Five years later, his hankering for on-air work drew him to Thompson, Man. He spent the next four years as a CBC radio host, while in his off-time watching the Northern Lights and listening to ice crystals slice the air.

On his first day on the job, he forgot to unplug his car after warming it up. Introducing himself to listeners, he said, "Good afternoon. I'm Gary Mittelholtz. This is North Country. And if you saw a car driving through town with an orange extension cord trailing behind, that was me."

In 1986, Mr. Mittelholtz transferred to Saint John and launched his Maritime career. His work as host on The Rolling Home Show led to Mainstreet and he was heard province-wide for two hours each afternoon. The show featured interviews, music, news and documentaries.

He had fun. "Gary was a giggler," said Harvey McLeod. "It didn't show very often on the radio, but every once in a while he'd lose it, and he'd lean away and he'd bite his upper arm."

Mr. Mittelholtz's voice became as familiar and soothing to listeners as the glide of a paddle at sundown or a nightcap at the pub.

Once, said Mr. McLeod, Mr. Mittelholtz was keen to explore the Queen Elizabeth 2 ocean liner when it was docked in the port of Saint John, but was refused entry by the shipping agent.

Undeterred, he smuggled himself aboard with a group of tourists and ended up sipping a pint of Guinness in one of the ship's bars.

"I asked him what he had to pay for it," recalled Mr. McLeod. "He said, 'They don't use money on these cruise ships, but this very nice man from New York bought me one.' "

This excursion became part of Forbidden Places, a series in which listeners were invited to join him in obscure Saint John locales.

His innovative reporting was also noticed by Jack Keir, MLA for Fundy-River Valley and a neighbour in Grand Bay-Westfield, who spoke of helping Mr. Mittelholtz interview a family of falcons.

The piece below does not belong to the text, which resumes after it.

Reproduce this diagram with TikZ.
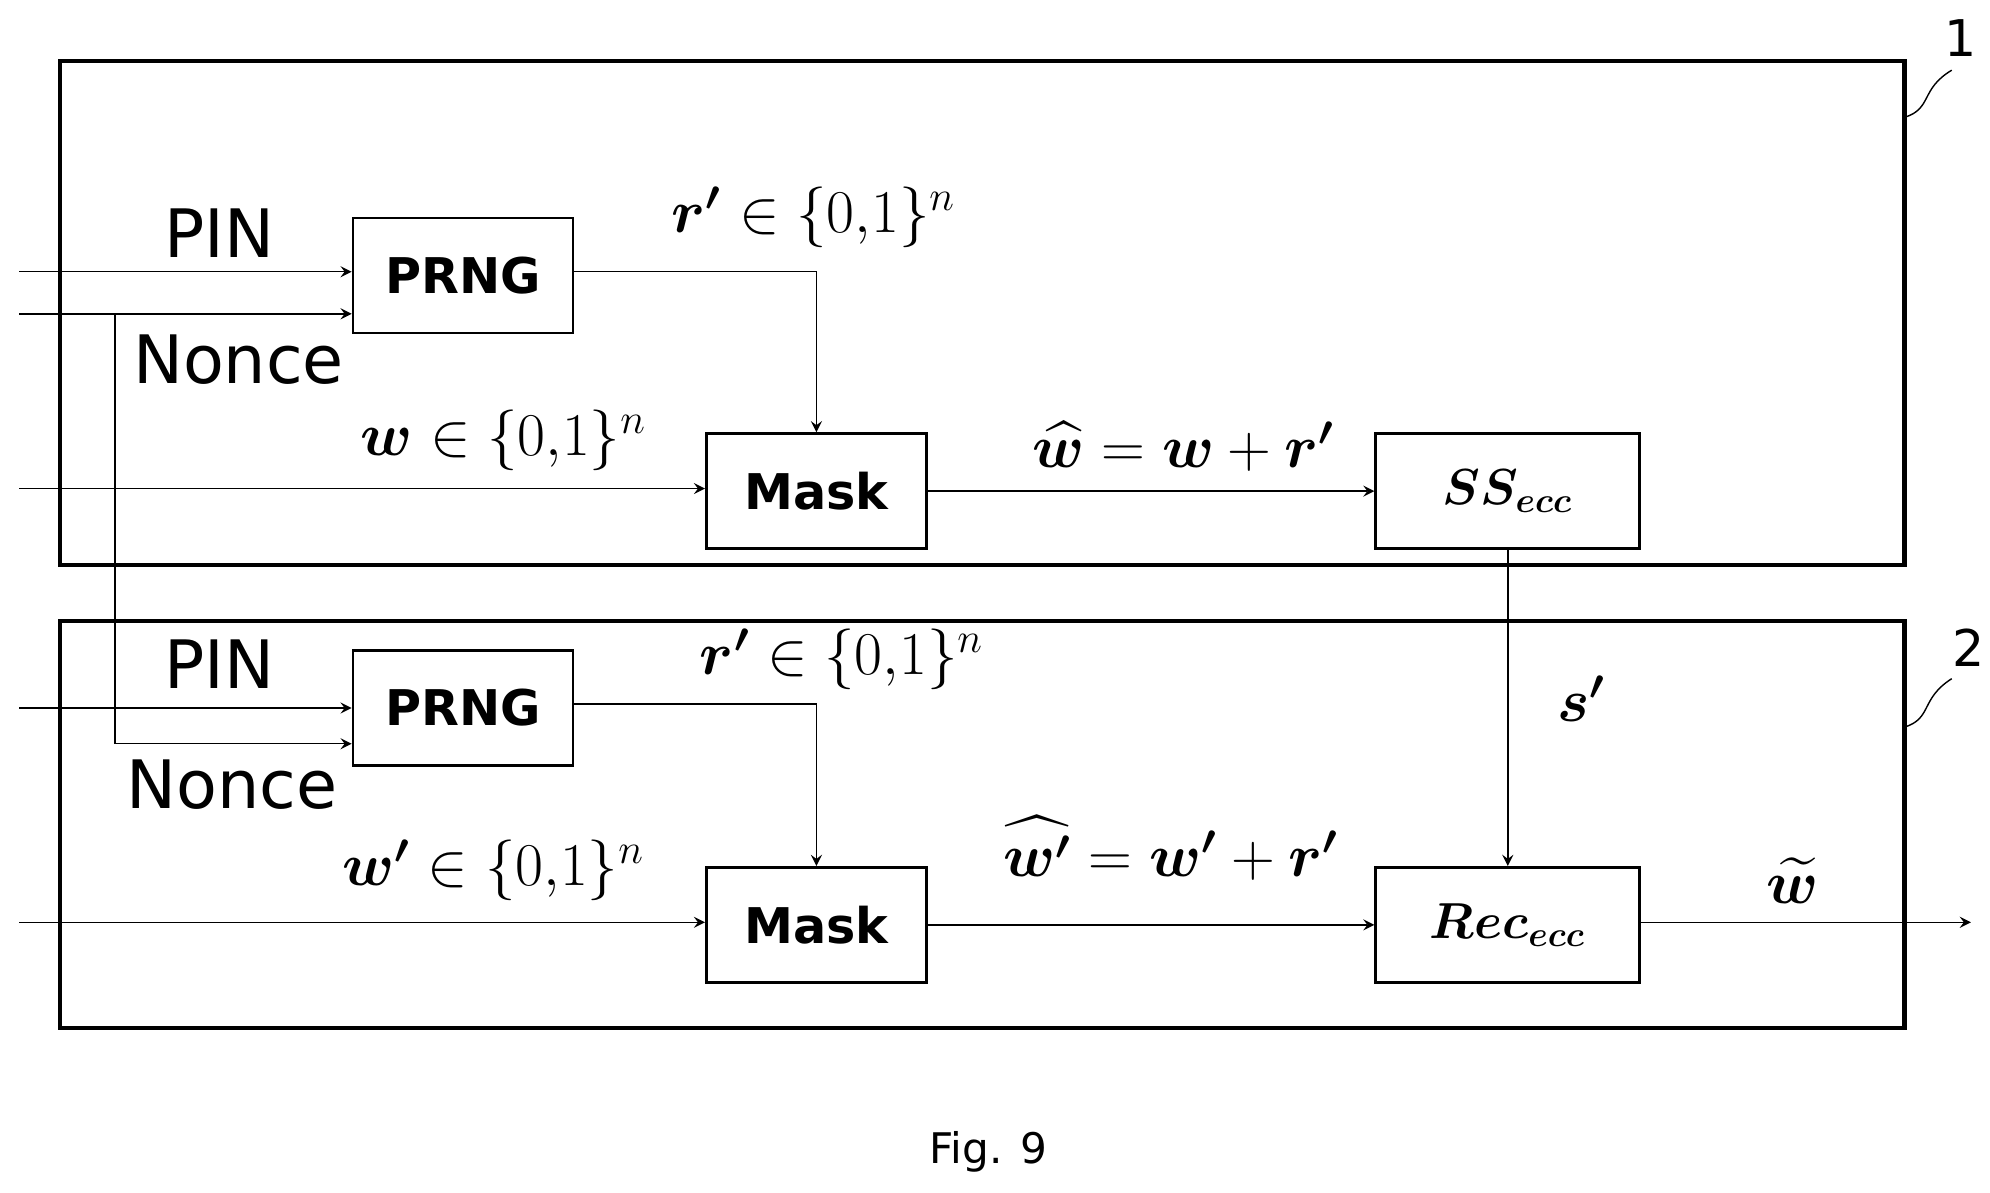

"We had some falcons on the bridge that nested there every year," he said. "... Gary became quite enthralled with these falcons." According to Mr. Keir, the female falcon chased Mr. Mittelholtz and his camera around, refusing to comment. "I could hear the chuckle in his voice when he was telling it."

After his retirement from the CBC, instead of pausing, Mr. Mittelholtz cranked up the volume. He bought River Valley News, created weekly podcasts and videos for listeners as far away as Wales, the Swiss Alps and New Zealand, and operated Midwood Media from his basement studio in Grand Bay-Westfield.

In his broadcasts, he called himself "Gary the Outdoors Guy." One of his latest interviews included kite skiing on the frozen Kennebecasis River in southern New Brunswick, and learning how to telemark ski in Newfoundland and Labrador.

A recent message on the Doing Stuff Outdoors website is from a listener determined to remember Mr. Mittelholtz's work: "Whenever I ski in the Chic-Chocs," he wrote, "I'll carve some turns for you."

Gary Brian Mittelholtz was born May 28, 1954. He died on March 13 of a heart attack while skiing near Sussex, N.B. He leaves his wife, Teresa; children Christine, Erin, Brendan and Rory; grandchildren Ava and Will; and his father, Norbert.